Nearing the end of my time at Stag Lane, my teachers tried to encourage my parents to send me on to Henrietta Barnet, the best all girls, state school in the country, where they offered subjects like Ancient Greek and Latin (one of my cousins who lived close to Henrietta Barnet studied there, she went on to Cambridge University), but it was a few stops away on the train, and my parents were, quite rightly, concerned about sending a twelve-year-old girl on a daily, train commute to school alone. They both worked and wouldn’t have been able to take me themselves.
Canons High School was within a safe walking distance from our home, and my brother was already enrolled there, so that’s where I ended up.
By this time, however, the closeness my brother and I had shared as little kids had all but disappeared. Although we attended the same high school, we never walked to school together. We were twelve and thirteen years old now, and I suppose he was too much of a lad to walk with his sister, plus he was struggling with his own trauma just as the rest of the family were. We never talked about it though, we didn’t ask each other how we were doing after the fights at home. Even when I was being beaten, he usually looked on with his hands in his pockets, saying nothing, then shut himself in his room. He also never mentioned the old man and neither did I. My brother lived in his own bubble and I lived in mine. I remember, he would pristinely iron his uniform the night before, make his own breakfast, and be washed, dressed and out the door, playing football in the school playground before classes started, long before I’d enjoyed my first stretch and yawn of the morning.
At school, we never hung out, and we never walked home together. I was a pretty young girl and I never saw this as a good thing; girls in general, were mean to me, and my brother’s school friends would often tease him about me, or worse, spread rumours. Words like ‘slag’, ‘slapper’ and ‘whore’ were commonly said about a girl whether they had ever kissed a boy or not. (Boys who get rejected can be really nasty sometimes, and incidentally, a boy in the same situation was called a ‘stud’ and applauded by his mates). I guess this made my brother see me in a different light and it was hard for him to deal with.

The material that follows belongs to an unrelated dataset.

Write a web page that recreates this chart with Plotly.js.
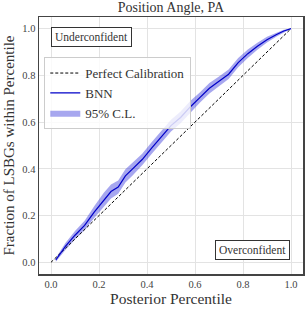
<!DOCTYPE html>
<html>
<head>
<meta charset="utf-8">
<script src="https://cdn.plot.ly/plotly-3.0.1.min.js"></script>
<style>html,body{margin:0;padding:0;background:#fff;}#chart{width:308px;height:310px;}</style>
</head>
<body>
<div id="chart"></div>
<script>
// Data
const percentile = [0.02, 0.06, 0.10, 0.14, 0.18, 0.22, 0.25, 0.28, 0.31, 0.34, 0.38, 0.42, 0.46, 0.50, 0.54, 0.58, 0.62, 0.66, 0.70, 0.74, 0.78, 0.82, 0.86, 0.90, 0.94, 0.97, 1.00];
const bnnFraction = [0.010, 0.068, 0.116, 0.158, 0.215, 0.268, 0.303, 0.322, 0.370, 0.400, 0.440, 0.490, 0.540, 0.585, 0.620, 0.665, 0.705, 0.745, 0.775, 0.805, 0.855, 0.893, 0.925, 0.953, 0.975, 0.990, 1.000];
const clLower = [0.002, 0.053, 0.098, 0.138, 0.190, 0.238, 0.273, 0.294, 0.342, 0.372, 0.415, 0.465, 0.515, 0.560, 0.595, 0.640, 0.683, 0.723, 0.755, 0.785, 0.835, 0.875, 0.910, 0.941, 0.967, 0.985, 1.000];
const clUpper = [0.018, 0.083, 0.134, 0.178, 0.240, 0.298, 0.333, 0.350, 0.398, 0.428, 0.465, 0.515, 0.565, 0.610, 0.645, 0.690, 0.727, 0.767, 0.795, 0.825, 0.875, 0.911, 0.940, 0.965, 0.983, 0.995, 1.000];
const perfectX = [0, 1];
const perfectY = [0, 1];
const tickVals = [0, 0.2, 0.4, 0.6, 0.8, 1.0];
const tickText = ['0.0', '0.2', '0.4', '0.6', '0.8', '1.0'];

const serif = 'Liberation Serif';

const traces = [
  {x: percentile, y: clLower, mode: 'lines', line: {width: 0, color: 'rgba(0,0,0,0)'}, showlegend: false, hoverinfo: 'skip'},
  {x: percentile, y: clUpper, mode: 'lines', fill: 'tonexty', fillcolor: 'rgba(60,60,220,0.45)', line: {width: 0, color: 'rgba(0,0,0,0)'}, name: '95% C.L.', legendrank: 3},
  {x: perfectX, y: perfectY, mode: 'lines', line: {color: 'black', width: 1, dash: '3px,2px'}, name: 'Perfect Calibration', legendrank: 1},
  {x: percentile, y: bnnFraction, mode: 'lines', line: {color: '#0000c8', width: 1.2}, name: 'BNN', legendrank: 2}
];

const axisCommon = {
  range: [-0.05, 1.05], tickvals: tickVals, ticktext: tickText,
  showgrid: true, gridcolor: '#e3e3e3', gridwidth: 1, zeroline: false,
  showline: true, mirror: true, linecolor: '#444', linewidth: 1.5,
  ticks: '', tickfont: {family: serif, size: 10.5, color: '#444'}
};

const layout = {
  width: 308, height: 310,
  margin: {l: 39, r: 5, t: 17, b: 36},
  paper_bgcolor: 'white', plot_bgcolor: 'white',
  font: {family: serif},
  title: {text: 'Position Angle, PA', font: {family: serif, size: 14, color: '#333'}, x: 0.555, xanchor: 'center', y: 0.993, yanchor: 'top'},
  xaxis: Object.assign({}, axisCommon, {title: {text: 'Posterior Percentile', font: {family: serif, size: 15.5, color: '#333'}, standoff: 4}}),
  yaxis: Object.assign({}, axisCommon, {title: {text: 'Fraction of LSBGs within Percentile', font: {family: serif, size: 15, color: '#333'}, standoff: 4}}),
  legend: {x: 0.02, y: 0.844, xanchor: 'left', yanchor: 'top', bgcolor: 'rgba(255,255,255,0.8)', bordercolor: '#ccc', borderwidth: 1,
           font: {family: serif, size: 13, color: '#333'}, tracegroupgap: 0, itemwidth: 30, traceorder: 'normal'},
  annotations: [
    {text: 'Underconfident', xref: 'paper', yref: 'paper', x: 0.197, y: 0.922, xanchor: 'center', yanchor: 'middle', showarrow: false,
     font: {family: serif, size: 11.5, color: '#333'}, bordercolor: '#333', borderwidth: 1, borderpad: 3, bgcolor: 'white'},
    {text: 'Overconfident', xref: 'paper', yref: 'paper', x: 0.807, y: 0.095, xanchor: 'center', yanchor: 'middle', showarrow: false,
     font: {family: serif, size: 11.5, color: '#333'}, bordercolor: '#333', borderwidth: 1, borderpad: 3, bgcolor: 'white'}
  ],
  showlegend: true
};

Plotly.newPlot('chart', traces, layout, {displayModeBar: false, staticPlot: true});
</script>
</body>
</html>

We were no longer as close to our friend circle as we had been as kids either. We were all coming of age and it was like the curtain of childhood was drawn back all of a sudden and we saw each other very differently. I was no longer one of the boys; even games like hide ‘n’ seek now meant that one of the boys might try to hide somewhere alone with me. The childhood games we’d played together had lost their innocence, showing us that boys and girls were indeed different. In any case, kidulthood had set in and everyone was busier, caught up with their own lives and school work now.
When we got home from school, we ate dinner, usually in front of the TV and we watched all the after-school TV programmes until the early evening. It was the norm for us at that age: come home, watch telly. If the weather was good: hang out outside for a while, then watch telly. If the weather wasn’t good, which in England, it usually wasn’t: watch telly.

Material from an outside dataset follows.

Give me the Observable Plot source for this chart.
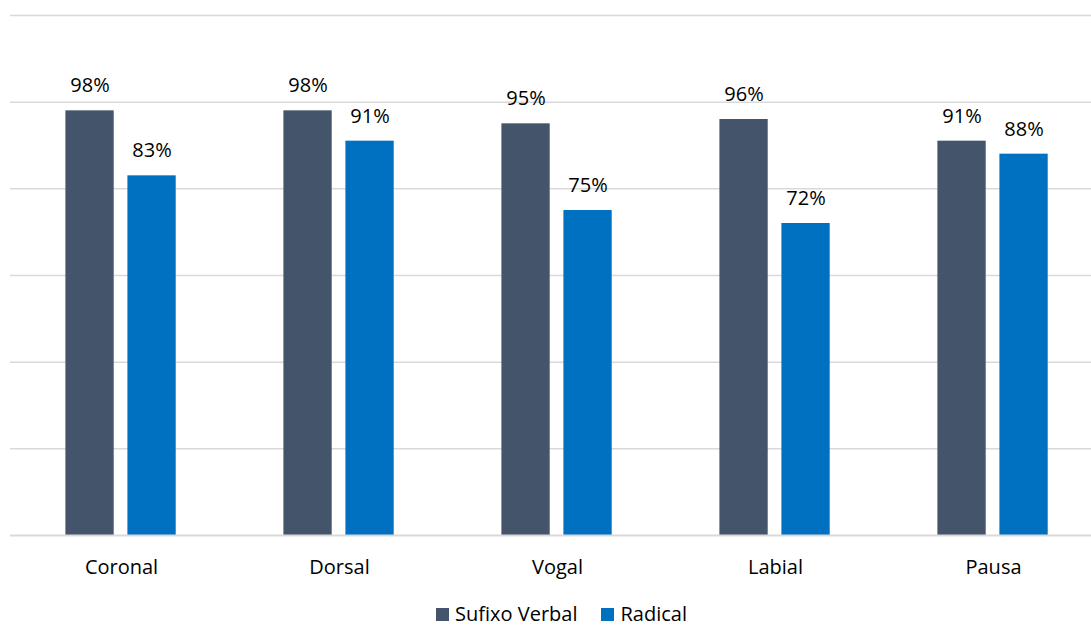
<!DOCTYPE html>
<html><head><meta charset="utf-8">
<script src="https://cdn.jsdelivr.net/npm/d3@7"></script>
<script src="https://cdn.jsdelivr.net/npm/@observablehq/plot@0.6"></script>
<style>
html,body{margin:0;background:#fff;font-family:"Open Sans",sans-serif;overflow:hidden;}
#legend{position:absolute;top:605px;left:0;width:1091px;height:18px;box-sizing:border-box;padding-left:32px;display:flex;justify-content:center;align-items:center;font-size:20px;line-height:18px;color:#000;}
#legend .item{display:flex;align-items:center;margin:0 12px;}
#legend .sw{width:13px;height:13px;margin-right:6px;}
</style></head>
<body>
<div id="chart"></div>
<div id="legend"></div>
<script>
const categories = ["Coronal","Dorsal","Vogal","Labial","Pausa"];
const seriesNames = ["Sufixo Verbal","Radical"];
const sufixoVerbal = [0.98,0.98,0.95,0.96,0.91];
const radical = [0.83,0.91,0.75,0.72,0.88];
const colors = ["#44546A","#0070C0"];
const gridTicks = [0.2,0.4,0.6,0.8,1.0,1.2];

const dataS = categories.map((c,i)=>({cat:c, v:sufixoVerbal[i]}));
const dataR = categories.map((c,i)=>({cat:c, v:radical[i]}));
const fmt = d => Math.round(d.v*100) + "%";

const plot = Plot.plot({
  width:1091, height:600,
  marginTop:15, marginBottom:65, marginLeft:10, marginRight:0,
  style:{fontFamily:'"Open Sans",sans-serif', fontSize:"20px", color:"#000"},
  x:{domain:categories, range:[10.6,1104], padding:0},
  y:{domain:[0,1.2], axis:null},
  marks:[
    Plot.ruleY(gridTicks, {stroke:"#D9D9D9", strokeWidth:1.5}),
    Plot.barY(dataS, {x:"cat", y:"v", fill:colors[0], insetLeft:53.4, insetRight:116.3}),
    Plot.barY(dataR, {x:"cat", y:"v", fill:colors[1], insetLeft:115.4, insetRight:54.3}),
    Plot.ruleY([0], {stroke:"#D9D9D9", strokeWidth:2}),
    Plot.text(dataS, {x:"cat", y:"v", text:fmt, dx:-31.5, dy:-25, lineAnchor:"middle", fontSize:20, fill:"#000"}),
    Plot.text(dataR, {x:"cat", y:"v", text:fmt, dx:30.5, dy:-25, lineAnchor:"middle", fontSize:20, fill:"#000"}),
    Plot.axisX({tickSize:0, tickPadding:24, fontSize:20, label:null, fill:"#000"})
  ]
});
document.getElementById("chart").appendChild(plot);

const lg = document.getElementById("legend");
seriesNames.forEach((n,i)=>{
  const it = document.createElement("div"); it.className="item";
  const sw = document.createElement("div"); sw.className="sw"; sw.style.background=colors[i];
  const t = document.createElement("span"); t.textContent=n;
  it.appendChild(sw); it.appendChild(t); lg.appendChild(it);
});
</script>
</body></html>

After-school activities, or extracurricular activities were something we just didn’t do. The immigrant dream was over and reality had kicked in, the mortgage and bills needed to be paid. My brother was allowed to go to Boy Scouts, and I did start martial arts classes and Girl Guides but I had to stop as we couldn’t afford them anymore. I’d been in the choir and the band in middle school and was learning to play the trombone (because it was the only instrument left to choose from) but if I wanted to continue, I had to buy my own, and again, we just couldn’t afford it.

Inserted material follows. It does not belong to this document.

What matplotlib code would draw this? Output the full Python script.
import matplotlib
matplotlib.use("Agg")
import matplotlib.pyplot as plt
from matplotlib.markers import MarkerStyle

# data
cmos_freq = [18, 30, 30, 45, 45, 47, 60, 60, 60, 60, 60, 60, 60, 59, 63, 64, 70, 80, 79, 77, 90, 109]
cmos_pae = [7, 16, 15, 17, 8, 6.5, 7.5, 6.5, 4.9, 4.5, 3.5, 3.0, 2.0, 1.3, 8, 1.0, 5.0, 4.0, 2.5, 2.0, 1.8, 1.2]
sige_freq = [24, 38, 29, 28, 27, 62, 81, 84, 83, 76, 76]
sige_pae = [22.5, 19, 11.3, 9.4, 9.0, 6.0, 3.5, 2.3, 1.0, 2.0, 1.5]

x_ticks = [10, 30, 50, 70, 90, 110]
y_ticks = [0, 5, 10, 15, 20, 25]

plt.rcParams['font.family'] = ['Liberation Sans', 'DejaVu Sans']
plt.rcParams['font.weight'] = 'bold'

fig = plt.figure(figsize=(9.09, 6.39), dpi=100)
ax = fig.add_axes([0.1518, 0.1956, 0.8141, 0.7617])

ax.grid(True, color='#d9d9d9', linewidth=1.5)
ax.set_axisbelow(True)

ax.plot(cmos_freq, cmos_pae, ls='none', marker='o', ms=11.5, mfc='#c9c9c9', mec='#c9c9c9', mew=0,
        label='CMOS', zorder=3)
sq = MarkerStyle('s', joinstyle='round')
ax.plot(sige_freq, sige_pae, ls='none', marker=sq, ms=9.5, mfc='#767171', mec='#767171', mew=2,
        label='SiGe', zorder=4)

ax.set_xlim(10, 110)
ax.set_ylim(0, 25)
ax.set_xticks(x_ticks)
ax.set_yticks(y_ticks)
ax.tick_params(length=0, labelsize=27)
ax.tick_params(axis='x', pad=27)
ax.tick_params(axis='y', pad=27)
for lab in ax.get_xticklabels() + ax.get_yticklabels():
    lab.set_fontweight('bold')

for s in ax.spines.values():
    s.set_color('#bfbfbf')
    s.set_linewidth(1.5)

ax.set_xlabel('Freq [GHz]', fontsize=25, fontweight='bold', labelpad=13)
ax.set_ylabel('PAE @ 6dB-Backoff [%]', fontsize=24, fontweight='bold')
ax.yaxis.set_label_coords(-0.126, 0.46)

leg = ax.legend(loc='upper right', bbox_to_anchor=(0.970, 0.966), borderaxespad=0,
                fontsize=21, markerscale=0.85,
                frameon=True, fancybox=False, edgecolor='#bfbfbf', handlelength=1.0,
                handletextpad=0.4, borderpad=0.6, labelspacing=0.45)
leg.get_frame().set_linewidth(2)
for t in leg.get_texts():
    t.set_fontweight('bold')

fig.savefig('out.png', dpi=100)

My father was a heavy smoker and I wondered if he quit smoking, would the amount saved be enough for our activities. I was sure it would have been but I didn’t dare say anything. We even stopped getting the daily and Sunday newspapers to save money. I’d loved reading the children’s magazines in them and although I was far too young to understand it all, I read every page of the paper. In primary and middle school, I had been a complete bookworm and would devour every children’s book that I borrowed from the school library. Every day I’d proudly carry my clear-plastic book folder with the colourful zipper and my name on a sticker at the front, and check out new books. Enid Blyton and Roald Dahl were my favourites. I didn’t even want to stop to eat when I was reading Matilda. I think I read it in a single afternoon. Everybody knew that for birthday and Christmas gifts I’d be happiest with books. But the passion for everything dwindled and I lost focus and interest once all the drama at home started and I hit high school.
So, every day, once we’d eaten dinner and my brother and I had done our homework – which I also did sitting in front of the TV sometimes (don’t try this at home kids!), if there were no fights that day, we’d all settle down for the evening in front of the telly and watch the family shows till bedtime; mostly game shows like Blankety Blank, The Price is Right, Blind Date, Blockbusters, Catchphrase, Family Fortunes, The Generation Game, Telly Addicts, (which is exactly what we were, and yes, there really was a programme called that), and more.
School – telly – school – telly: a constant stream that had only one outcome, a dulling of the mind. We obviously didn’t learn to communicate well. We stood by and watched each other suffer. We didn’t talk about the darkness that had taken away our childhood innocence. We didn’t talk about our father’s temper or our mother’s tears. We didn’t talk about my secret sugar dependency, our friends, or our struggles at school.
The volcano was quietly bubbling away inside. The thick, dark smoke was clearly billowing in front of my eyes, enveloping us all. I didn’t know yet what a volcanic eruption felt like. I was about to find out.